What was not OK, apparently, was when Marin pretended to urinate on a police officer working security.

“The cop, he did not like being part of the act,” Chong said. “And so, they decided to arrest us” after the show.

But the police, according to Marin and Chong, argued over who could take them to the station.

“They had our albums” Marin said in 2008. “They wanted us to sign the album.”

Meantime, he added with a laugh, their management hid the “dope.”

At the station, “Marin livened up the central booking section by hanging on the mesh fence enclosing the area,” the Tampa Tribune reported.

But he also pestered an officer with cat calls and repeated requests for “pink toilet tissue,” Marin said in 2008.

That officer then pulled Marin from the cell and said, “Come with me,” according to Chong in 2008. With a laugh, Chong then added that, thinking he was going to prison, a scared Marin told the officer, “My dad is a cop.” But he was just taken to another cell to separate them.

They were released hours later when each posted a $502 bail bond.

Right after the show, Martinez said, he was lectured by the hall’s management. “Mr. Wilson, who was the manager and a big man, pointed his finger at me and said that there is going to be a stack of letters on his desk on Monday morning from irate parents and he was docking my $5,000.”

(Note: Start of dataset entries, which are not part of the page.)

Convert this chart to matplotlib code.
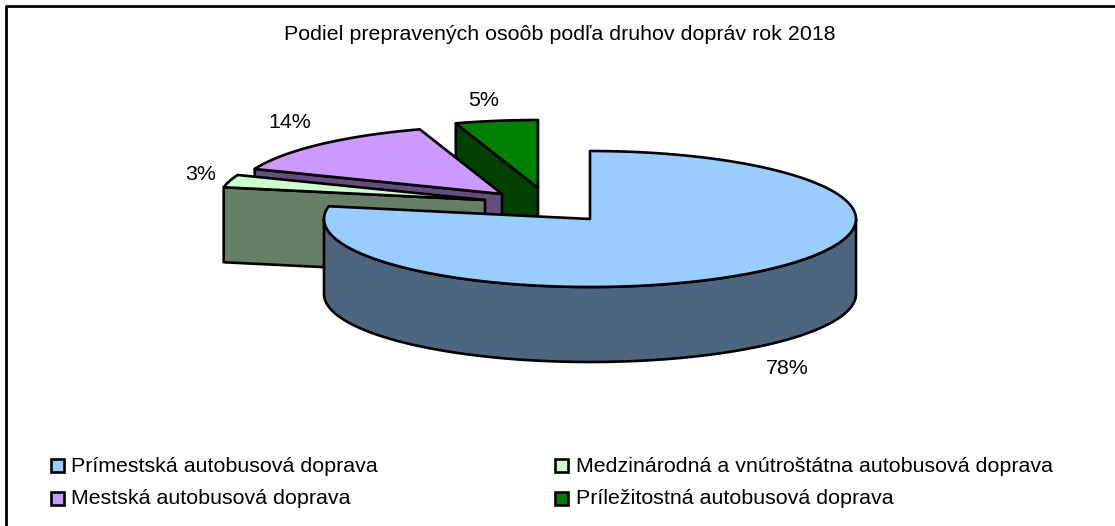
import numpy as np
import matplotlib
matplotlib.use("Agg")
import matplotlib.pyplot as plt
from matplotlib.patches import Polygon, Rectangle

plt.rcParams['font.family'] = ['Liberation Sans', 'DejaVu Sans']

title = "Podiel prepravených osoôb podľa druhov dopráv rok 2018"
labels = ["Prímestská autobusová doprava", "Medzinárodná a vnútroštátna autobusová doprava",
          "Mestská autobusová doprava", "Príležitostná autobusová doprava"]
values = [78, 3, 14, 5]
top_colors = ["#99CCFF", "#CCFFCC", "#CC99FF", "#008000"]
side_colors = ["#4D6680", "#668066", "#664D80", "#004000"]

# apex of every slice in picture pixels (the exploded look)
apex_x = [590, 485, 502, 538]
apex_y = [219, 200, 194, 188]
label_x = [787, 201, 290, 484]
label_y = [368.5, 175, 123, 101]
rx, ry = 266, 68
depth = 75
lw = 1.9
text_size = 15.4


def rim(cx, cy, a0, a1, n=200):
    # clockwise from 12 o'clock, degrees
    t = np.radians(np.linspace(a0, a1, n))
    return np.column_stack([cx + rx * np.sin(t), cy - ry * np.cos(t)])


def draw_slice(cx, cy, a0, a1, top, side, z):
    arc = rim(cx, cy, a0, a1)
    down = np.array([0, depth])
    # flat cut facing the viewer: the closing edge of slices behind the centre
    if a0 >= 180:
        start = arc[0]
        apex = np.array([cx, cy])
        cut = np.array([start, apex, apex + down, start + down])
        ax.add_patch(Polygon(cut, closed=True, fc=side, ec="black", lw=lw, zorder=z, joinstyle="round"))
    # outer wall, only the part in front
    f0, f1 = max(a0, 90), min(a1, 270)
    if f1 > f0:
        front = rim(cx, cy, f0, f1)
        wall = np.vstack([front, (front + down)[::-1]])
        ax.add_patch(Polygon(wall, closed=True, fc=side, ec="black", lw=lw, zorder=z, joinstyle="round"))
    pts = np.vstack([[cx, cy], arc])
    ax.add_patch(Polygon(pts, closed=True, fc=top, ec="black", lw=lw, zorder=z + 0.5, joinstyle="round"))


fig = plt.figure(figsize=(11.15, 5.26), dpi=100)
ax = fig.add_axes([0, 0, 1, 1])
ax.set_xlim(0, 1115)
ax.set_ylim(526, 0)
ax.axis("off")

# outer frame, only left and top are really black
ax.plot([5.5, 5.5], [526, 6], color="black", lw=2, solid_capstyle="butt")
ax.plot([4.5, 1115], [6, 6], color="black", lw=2, solid_capstyle="butt")

ax.text(560, 34.5, title, ha="center", va="center", fontsize=text_size)

edges = np.cumsum([0] + values) * 360 / sum(values)
# back slices first, the big one last
for i in range(len(values) - 1, -1, -1):
    draw_slice(apex_x[i], apex_y[i], edges[i], edges[i + 1], top_colors[i], side_colors[i], 2 + (len(values) - i))

for i, v in enumerate(values):
    ax.text(label_x[i], label_y[i], "%d%%" % v, ha="center", va="center", fontsize=text_size)

legend_x = [51, 555]
legend_y = [465, 498]
legend_gap = [20, 21.5]
for i, lab in enumerate(labels):
    x = legend_x[i % 2]
    y = legend_y[i // 2]
    ax.add_patch(Rectangle((x, y - 6.5), 13, 13, fc=top_colors[i], ec="black", lw=lw))
    ax.text(x + legend_gap[i % 2], y + 1, lab, ha="left", va="center", fontsize=text_size)

fig.savefig("out.png", dpi=100)
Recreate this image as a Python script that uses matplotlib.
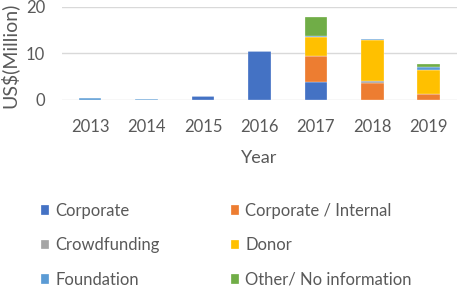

In both YouTube videos, Chong called their arrest a scam meant to enrich the city of Tampa with $5,000.

Was it?

“No,” Martinez said. “Four days later, they gave me the money back” when the hall’s employees told the city that he should not be punished for something he had no control over.

Marin and Chong skipped their court appearance and forfeited bail. Chong said in the 2008 video that their manager later had their record expunged.

“So now we can get a civil service job,” Marin said in the same video.

Referencing his 2003 federal conviction for conspiracy to distribute drug paraphernalia, Chong replied, “Well, he can, I can’t. I’m a felon.”